Task inputs —
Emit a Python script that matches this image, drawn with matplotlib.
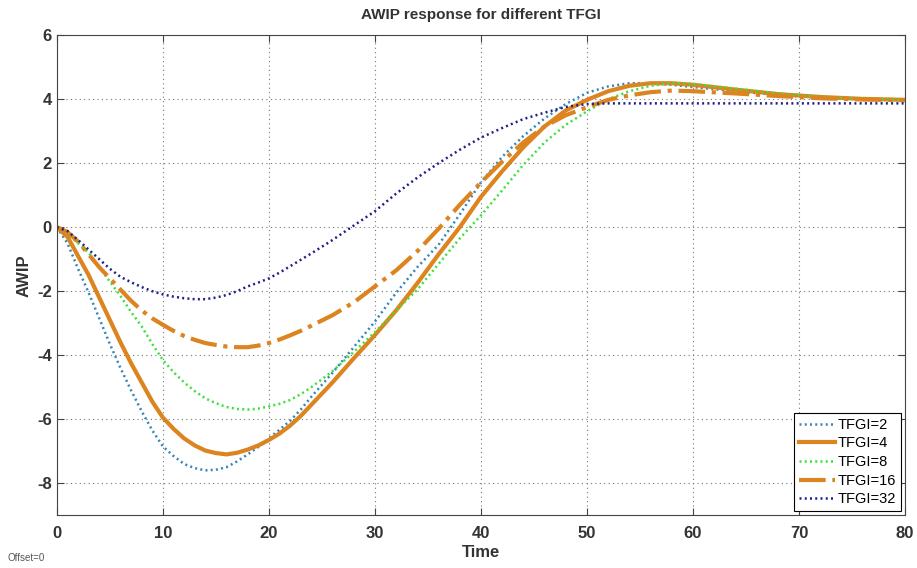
import numpy as np
import matplotlib
matplotlib.use('Agg')
import matplotlib.pyplot as plt

plt.rcParams['font.family'] = ['Liberation Sans', 'DejaVu Sans']
plt.rcParams['axes.unicode_minus'] = False

# time samples
t = [0, 1, 2, 3, 4, 5, 6, 7, 8, 9, 10, 11, 12, 13, 14, 15, 16, 17, 18, 19, 20,
     21, 22, 23, 24, 26, 28, 30, 32, 34, 36, 38, 40, 42, 44, 46, 48, 50, 52,
     54, 56, 58, 60, 64, 68, 72, 76, 80]

awip_2 = [0, -0.5, -1.3, -2.05, -2.85, -3.65, -4.4, -5.1, -5.75, -6.35, -6.85,
          -7.15, -7.4, -7.53, -7.6, -7.58, -7.5, -7.32, -7.1, -6.87, -6.6,
          -6.33, -6.05, -5.7, -5.3, -4.55, -3.75, -2.95,
          -2.05, -1.25, -0.55, 0.4, 1.4, 2.2, 2.85, 3.4, 3.85, 4.2,
          4.4, 4.5, 4.5, 4.45, 4.38, 4.25, 4.13, 4.05, 4.0, 3.98]
awip_4 = [0, -0.3, -0.9, -1.5, -2.2, -2.9, -3.6, -4.25, -4.85, -5.45, -5.95,
          -6.3, -6.6, -6.82, -6.98, -7.06, -7.1, -7.05, -6.95, -6.82, -6.65,
          -6.45, -6.2, -5.9, -5.55, -4.85, -4.1, -3.37,
          -2.6, -1.75, -0.85, 0.0, 0.95, 1.75, 2.5, 3.15, 3.65, 3.98,
          4.25, 4.42, 4.5, 4.5, 4.45, 4.3, 4.16, 4.07, 4.01, 3.98]
awip_8 = [0, -0.2, -0.5, -0.8, -1.25, -1.7, -2.15, -2.65, -3.1, -3.65, -4.15,
          -4.53, -4.85, -5.12, -5.35, -5.5, -5.62, -5.68, -5.7, -5.67, -5.6,
          -5.52, -5.4, -5.22, -5.0, -4.5, -3.9, -3.28,
          -2.6, -1.95, -1.15, -0.35, 0.37, 1.15, 1.95, 2.65, 3.2, 3.62,
          4.0, 4.25, 4.42, 4.5, 4.48, 4.33, 4.18, 4.07, 4.01, 3.98]
awip_16 = [0, -0.15, -0.45, -0.85, -1.25, -1.6, -1.95, -2.3, -2.6, -2.85, -3.05,
           -3.24, -3.4, -3.52, -3.62, -3.68, -3.73, -3.75, -3.75, -3.7, -3.62,
           -3.51, -3.38, -3.24, -3.08, -2.75, -2.35, -1.85,
           -1.35, -0.75, -0.05, 0.7, 1.4, 2.05, 2.65, 3.15, 3.5, 3.75,
           3.98, 4.12, 4.22, 4.27, 4.25, 4.18, 4.1, 4.03, 3.99, 3.97]
awip_32 = [0, -0.12, -0.4, -0.7, -1.0, -1.3, -1.55, -1.72, -1.87, -2.0, -2.1,
           -2.17, -2.22, -2.25, -2.25, -2.2, -2.12, -2.0, -1.85, -1.73, -1.6,
           -1.42, -1.22, -1.02, -0.82, -0.4, 0.05, 0.5,
           1.05, 1.55, 2.0, 2.42, 2.8, 3.1, 3.38, 3.58, 3.76, 3.85,
           3.87, 3.87, 3.87, 3.87, 3.87, 3.87, 3.87, 3.87, 3.87, 3.87]

fig = plt.figure(figsize=(9.17, 5.68), dpi=100)
ax = fig.add_axes([0.062, 0.093, 0.925, 0.845])

orange = '#dc8520'
dot = (0, (0.8, 1.3))
ax.plot(t, awip_2, linestyle=dot, color='#3585b8', lw=1.8, label='TFGI=2')
ax.plot(t, awip_4, '-', color=orange, lw=3, label='TFGI=4')
ax.plot(t, awip_8, linestyle=dot, color='#3de03d', lw=1.8, label='TFGI=8')
ax.plot(t, awip_16, '-.', color=orange, lw=3, label='TFGI=16')
ax.plot(t, awip_32, linestyle=dot, color='#20208a', lw=1.8, label='TFGI=32')

ax.set_xlim(0, 80)
ax.set_ylim(-9, 6)
ax.set_xticks(range(0, 81, 10))
ax.set_yticks(range(-8, 7, 2))
ax.grid(True, linestyle=(0, (1, 3)), color='#777777', lw=0.8)
ax.tick_params(direction='in', top=True, right=True, length=5, colors='#444444',
               labelsize=12, labelcolor='#333333')
ax.tick_params(axis='x', pad=8)
for lab in ax.get_xticklabels() + ax.get_yticklabels():
    lab.set_fontweight('bold')
for s in ax.spines.values():
    s.set_color('#444444')

ax.set_title('AWIP response for different TFGI', fontsize=11, fontweight='bold',
             color='#333333', pad=12)
ax.set_xlabel('Time', fontsize=12, fontweight='bold', color='#333333', labelpad=3)
ax.set_ylabel('AWIP', fontsize=12, fontweight='bold', color='#333333', labelpad=4)

leg = ax.legend(loc='lower right', fontsize=10.5, fancybox=False, framealpha=1,
                edgecolor='black', handlelength=2.5, handletextpad=0.2,
                labelspacing=0.32, borderaxespad=0.3, borderpad=0.3)
leg.get_frame().set_linewidth(0.8)

fig.text(0.008, 0.012, 'Offset=0', fontsize=7, color='#555555')

fig.savefig('out.png', dpi=100)
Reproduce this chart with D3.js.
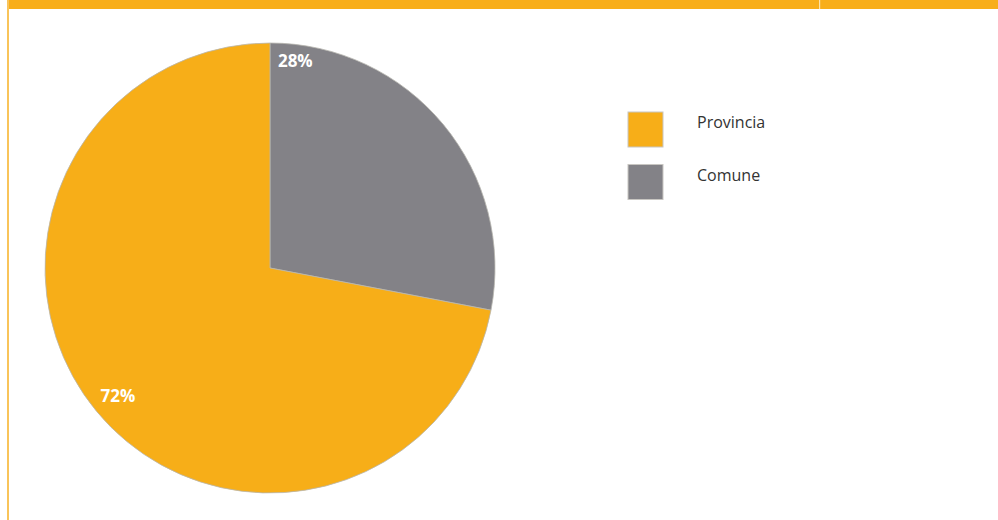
<!DOCTYPE html>
<html><head><meta charset="utf-8">
<script src="https://cdn.jsdelivr.net/npm/d3@7"></script>
<style>body{margin:0;background:#fff}svg{display:block}</style>
</head><body>
<svg id="chart" width="998" height="520"></svg>
<script>
const categories = ["Comune", "Provincia"];
const values = [28, 72];
const labels = ["28%", "72%"];
const legendOrder = ["Provincia", "Comune"];
const colors = {"Provincia": "#f7ae18", "Comune": "#838287"};

const svg = d3.select("#chart");
// frame
svg.append("rect").attr("x", 7).attr("y", 0).attr("width", 991).attr("height", 9).attr("fill", "#f8ae1a");
svg.append("rect").attr("x", 7).attr("y", 0).attr("width", 2).attr("height", 520).attr("fill", "#f9c45a");
svg.append("rect").attr("x", 819).attr("y", 0).attr("width", 1.2).attr("height", 9).attr("fill", "#fde2a8");

const cx = 270, cy = 268, r = 225;
const pie = d3.pie().sort(null).value(d => d)(values);
const arc = d3.arc().innerRadius(0).outerRadius(r);
const g = svg.append("g").attr("transform", `translate(${cx},${cy})`);
g.selectAll("path").data(pie).enter().append("path")
  .attr("d", arc)
  .attr("fill", (d, i) => colors[categories[i]])
  .attr("stroke", "#b8b6b0").attr("stroke-width", 0.8);

// label placement: fraction across slice and radius
const labFrac = [0.0395 / (2 * Math.PI * 0.28), 0.505];
const labRad = [201, 216];
function labAngle(d, i) { return d.startAngle + (d.endAngle - d.startAngle) * labFrac[i]; }
g.selectAll("text.lab").data(pie).enter().append("text")
  .attr("class", "lab")
  .attr("x", (d, i) => Math.sin(labAngle(d, i)) * labRad[i])
  .attr("y", (d, i) => -Math.cos(labAngle(d, i)) * labRad[i])
  .attr("text-anchor", "start")
  .attr("font-family", "'Open Sans', 'Noto Sans', sans-serif")
  .attr("font-weight", "bold").attr("font-size", 17).attr("fill", "#fff")
  .text((d, i) => labels[i]);

// legend
const lg = svg.append("g");
legendOrder.forEach((name, i) => {
  const y = 112 + i * 52.5;
  lg.append("rect").attr("x", 628).attr("y", y).attr("width", 35).attr("height", 35)
    .attr("fill", colors[name]).attr("stroke", "#c8c6c2").attr("stroke-width", 1);
  lg.append("text").attr("x", 697).attr("y", y + 16)
    .attr("font-family", "'Open Sans', 'Noto Sans', sans-serif")
    .attr("font-size", 16).attr("fill", "#333").text(name);
});
</script>
</body></html>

Problem to solve — All lines from the start of the entries above through the line containing "import matplotlib.pyplot as plt" are to be given again exactly; the pictures are not.

Full output —
Emit a Python script that matches this image, drawn with matplotlib.
import numpy as np
import matplotlib
matplotlib.use('Agg')
import matplotlib.pyplot as plt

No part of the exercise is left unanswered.